Short problem
Make an exact copy of all the material below, apart from the pictures.
Start of Provided material
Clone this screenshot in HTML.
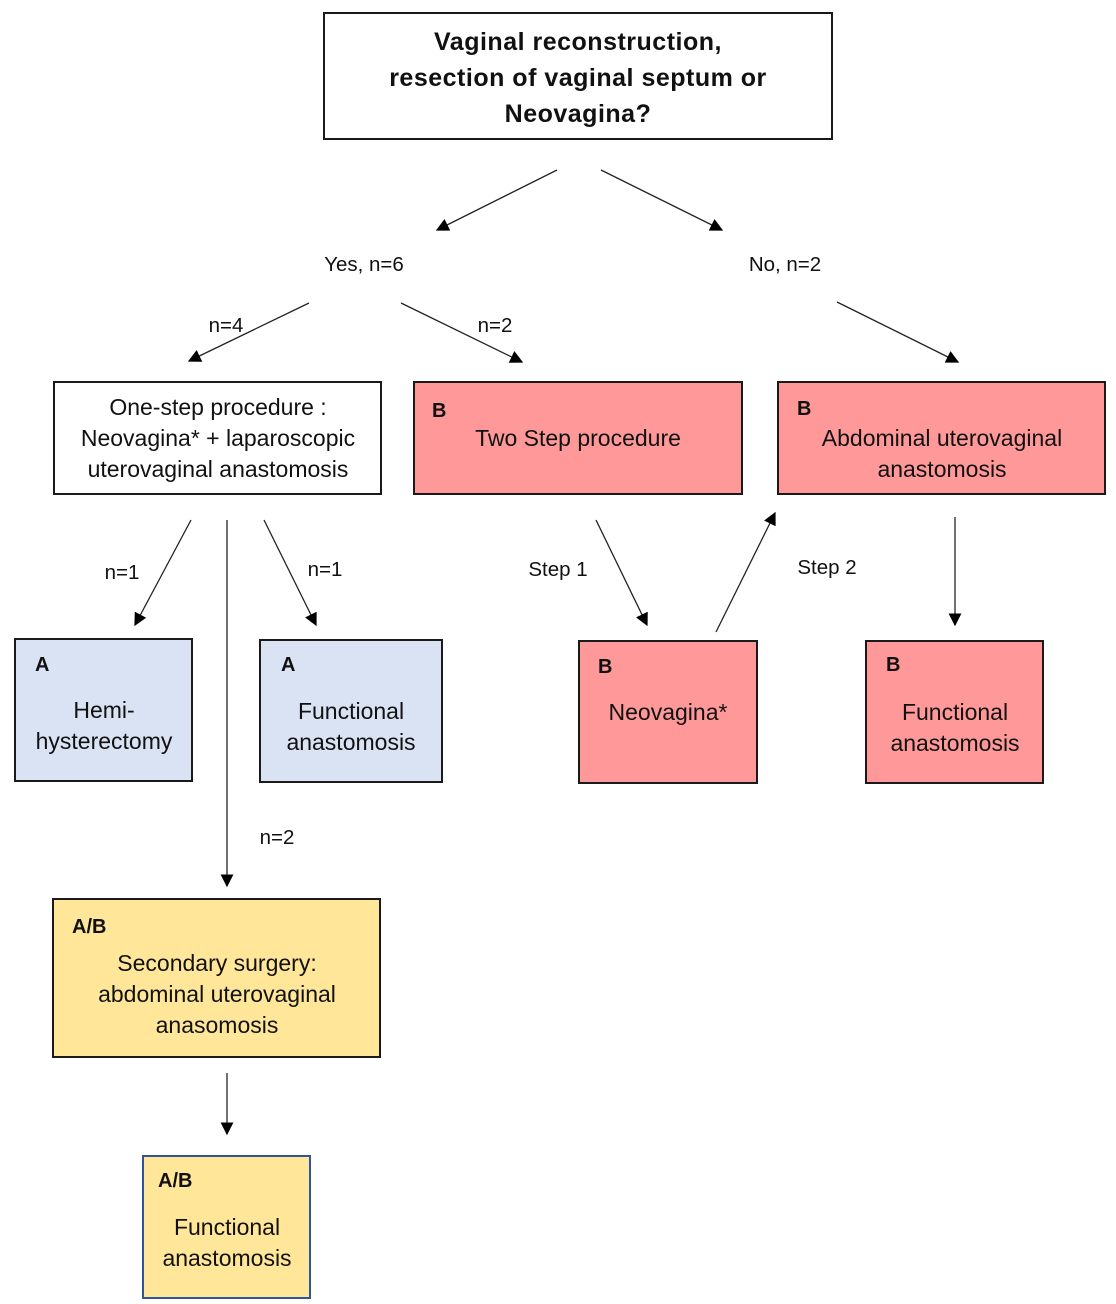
<!DOCTYPE html>
<html><head><meta charset="utf-8"><style>
body{margin:0;background:#fff}
svg{display:block}
text{font-family:"Liberation Sans","DejaVu Sans",sans-serif;fill:#111}
.t{font-size:23px;text-anchor:middle}
.l{font-size:20.5px;text-anchor:middle}
.b{font-size:20px;font-weight:bold}
.ln{stroke:#222;stroke-width:1.3;marker-end:url(#a)}
.bx{stroke:#1a1a1a;stroke-width:2}
.h{font-size:25px;font-weight:bold;text-anchor:middle;letter-spacing:0.5px}
</style></head><body>
<svg width="1116" height="1304" viewBox="0 0 1116 1304">
<defs><marker id="a" viewBox="0 0 10 10" refX="9" refY="5" markerWidth="13" markerHeight="13" markerUnits="userSpaceOnUse" orient="auto"><path d="M0,0L10,5L0,10z" fill="#000"/></marker></defs>
<rect x="324" y="13" width="508" height="126" fill="#fff" class="bx"/>
<text x="578" y="50" class="h">Vaginal reconstruction,</text>
<text x="578" y="86" class="h">resection of vaginal septum or</text>
<text x="578" y="122" class="h">Neovagina?</text>
<line x1="557" y1="170" x2="437" y2="230" class="ln"/>
<line x1="601" y1="170" x2="722" y2="230" class="ln"/>
<text x="364" y="271" class="l">Yes, n=6</text>
<text x="785" y="271" class="l">No, n=2</text>
<line x1="309" y1="303" x2="189" y2="361" class="ln"/>
<line x1="401" y1="303" x2="522" y2="362" class="ln"/>
<line x1="837" y1="302" x2="958" y2="362" class="ln"/>
<text x="226" y="332" class="l">n=4</text>
<text x="495" y="332" class="l">n=2</text>
<rect x="54" y="382" width="327" height="112" fill="#fff" class="bx"/>
<text x="218" y="415" class="t">One-step procedure :</text>
<text x="218" y="446" class="t">Neovagina* + laparoscopic</text>
<text x="218" y="477" class="t">uterovaginal anastomosis</text>
<rect x="414" y="382" width="328" height="112" fill="#ff9999" class="bx"/>
<text x="432" y="417" class="b">B</text>
<text x="578" y="446" class="t">Two Step procedure</text>
<rect x="778" y="382" width="327" height="112" fill="#ff9999" class="bx"/>
<text x="797" y="415" class="b">B</text>
<text x="942" y="446" class="t">Abdominal uterovaginal</text>
<text x="942" y="477" class="t">anastomosis</text>
<line x1="191" y1="520" x2="135" y2="625" class="ln"/>
<line x1="227" y1="520" x2="227" y2="886" class="ln"/>
<line x1="264" y1="520" x2="316" y2="625" class="ln"/>
<text x="122" y="579" class="l">n=1</text>
<text x="325" y="576" class="l">n=1</text>
<text x="277" y="844" class="l">n=2</text>
<text x="558" y="576" class="l">Step 1</text>
<line x1="596" y1="520" x2="647" y2="625" class="ln"/>
<line x1="716" y1="632" x2="775" y2="513" class="ln"/>
<text x="827" y="574" class="l">Step 2</text>
<line x1="955" y1="517" x2="955" y2="625" class="ln"/>
<rect x="15" y="639" width="177" height="142" fill="#dae3f3" class="bx"/>
<text x="35" y="671" class="b">A</text>
<text x="104" y="718" class="t">Hemi-</text>
<text x="104" y="749" class="t">hysterectomy</text>
<rect x="260" y="640" width="182" height="142" fill="#dae3f3" class="bx"/>
<text x="281" y="671" class="b">A</text>
<text x="351" y="719" class="t">Functional</text>
<text x="351" y="750" class="t">anastomosis</text>
<rect x="579" y="641" width="178" height="142" fill="#ff9999" class="bx"/>
<text x="598" y="673" class="b">B</text>
<text x="668" y="720" class="t">Neovagina*</text>
<rect x="866" y="641" width="177" height="142" fill="#ff9999" class="bx"/>
<text x="886" y="671" class="b">B</text>
<text x="955" y="720" class="t">Functional</text>
<text x="955" y="751" class="t">anastomosis</text>
<rect x="53" y="899" width="327" height="158" fill="#ffe699" class="bx"/>
<text x="72" y="933" class="b">A/B</text>
<text x="217" y="971" class="t">Secondary surgery:</text>
<text x="217" y="1002" class="t">abdominal uterovaginal</text>
<text x="217" y="1033" class="t">anasomosis</text>
<line x1="227" y1="1073" x2="227" y2="1134" class="ln"/>
<rect x="143" y="1156" width="167" height="142" fill="#ffe699" stroke="#2f5597" stroke-width="2"/>
<text x="158" y="1187" class="b" font-size="22">A/B</text>
<text x="227" y="1235" class="t">Functional</text>
<text x="227" y="1266" class="t">anastomosis</text>
</svg>
</body></html>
End of Provided material
Result of this exercise
Clone this screenshot in HTML.
<!DOCTYPE html>
<html><head><meta charset="utf-8"><style>
body{margin:0;background:#fff}
svg{display:block}
text{font-family:"Liberation Sans","DejaVu Sans",sans-serif;fill:#111}
.t{font-size:23px;text-anchor:middle}
.l{font-size:20.5px;text-anchor:middle}
.b{font-size:20px;font-weight:bold}
.ln{stroke:#222;stroke-width:1.3;marker-end:url(#a)}
.bx{stroke:#1a1a1a;stroke-width:2}
.h{font-size:25px;font-weight:bold;text-anchor:middle;letter-spacing:0.5px}
</style></head><body>
<svg width="1116" height="1304" viewBox="0 0 1116 1304">
<defs><marker id="a" viewBox="0 0 10 10" refX="9" refY="5" markerWidth="13" markerHeight="13" markerUnits="userSpaceOnUse" orient="auto"><path d="M0,0L10,5L0,10z" fill="#000"/></marker></defs>
<rect x="324" y="13" width="508" height="126" fill="#fff" class="bx"/>
<text x="578" y="50" class="h">Vaginal reconstruction,</text>
<text x="578" y="86" class="h">resection of vaginal septum or</text>
<text x="578" y="122" class="h">Neovagina?</text>
<line x1="557" y1="170" x2="437" y2="230" class="ln"/>
<line x1="601" y1="170" x2="722" y2="230" class="ln"/>
<text x="364" y="271" class="l">Yes, n=6</text>
<text x="785" y="271" class="l">No, n=2</text>
<line x1="309" y1="303" x2="189" y2="361" class="ln"/>
<line x1="401" y1="303" x2="522" y2="362" class="ln"/>
<line x1="837" y1="302" x2="958" y2="362" class="ln"/>
<text x="226" y="332" class="l">n=4</text>
<text x="495" y="332" class="l">n=2</text>
<rect x="54" y="382" width="327" height="112" fill="#fff" class="bx"/>
<text x="218" y="415" class="t">One-step procedure :</text>
<text x="218" y="446" class="t">Neovagina* + laparoscopic</text>
<text x="218" y="477" class="t">uterovaginal anastomosis</text>
<rect x="414" y="382" width="328" height="112" fill="#ff9999" class="bx"/>
<text x="432" y="417" class="b">B</text>
<text x="578" y="446" class="t">Two Step procedure</text>
<rect x="778" y="382" width="327" height="112" fill="#ff9999" class="bx"/>
<text x="797" y="415" class="b">B</text>
<text x="942" y="446" class="t">Abdominal uterovaginal</text>
<text x="942" y="477" class="t">anastomosis</text>
<line x1="191" y1="520" x2="135" y2="625" class="ln"/>
<line x1="227" y1="520" x2="227" y2="886" class="ln"/>
<line x1="264" y1="520" x2="316" y2="625" class="ln"/>
<text x="122" y="579" class="l">n=1</text>
<text x="325" y="576" class="l">n=1</text>
<text x="277" y="844" class="l">n=2</text>
<text x="558" y="576" class="l">Step 1</text>
<line x1="596" y1="520" x2="647" y2="625" class="ln"/>
<line x1="716" y1="632" x2="775" y2="513" class="ln"/>
<text x="827" y="574" class="l">Step 2</text>
<line x1="955" y1="517" x2="955" y2="625" class="ln"/>
<rect x="15" y="639" width="177" height="142" fill="#dae3f3" class="bx"/>
<text x="35" y="671" class="b">A</text>
<text x="104" y="718" class="t">Hemi-</text>
<text x="104" y="749" class="t">hysterectomy</text>
<rect x="260" y="640" width="182" height="142" fill="#dae3f3" class="bx"/>
<text x="281" y="671" class="b">A</text>
<text x="351" y="719" class="t">Functional</text>
<text x="351" y="750" class="t">anastomosis</text>
<rect x="579" y="641" width="178" height="142" fill="#ff9999" class="bx"/>
<text x="598" y="673" class="b">B</text>
<text x="668" y="720" class="t">Neovagina*</text>
<rect x="866" y="641" width="177" height="142" fill="#ff9999" class="bx"/>
<text x="886" y="671" class="b">B</text>
<text x="955" y="720" class="t">Functional</text>
<text x="955" y="751" class="t">anastomosis</text>
<rect x="53" y="899" width="327" height="158" fill="#ffe699" class="bx"/>
<text x="72" y="933" class="b">A/B</text>
<text x="217" y="971" class="t">Secondary surgery:</text>
<text x="217" y="1002" class="t">abdominal uterovaginal</text>
<text x="217" y="1033" class="t">anasomosis</text>
<line x1="227" y1="1073" x2="227" y2="1134" class="ln"/>
<rect x="143" y="1156" width="167" height="142" fill="#ffe699" stroke="#2f5597" stroke-width="2"/>
<text x="158" y="1187" class="b" font-size="22">A/B</text>
<text x="227" y="1235" class="t">Functional</text>
<text x="227" y="1266" class="t">anastomosis</text>
</svg>
</body></html>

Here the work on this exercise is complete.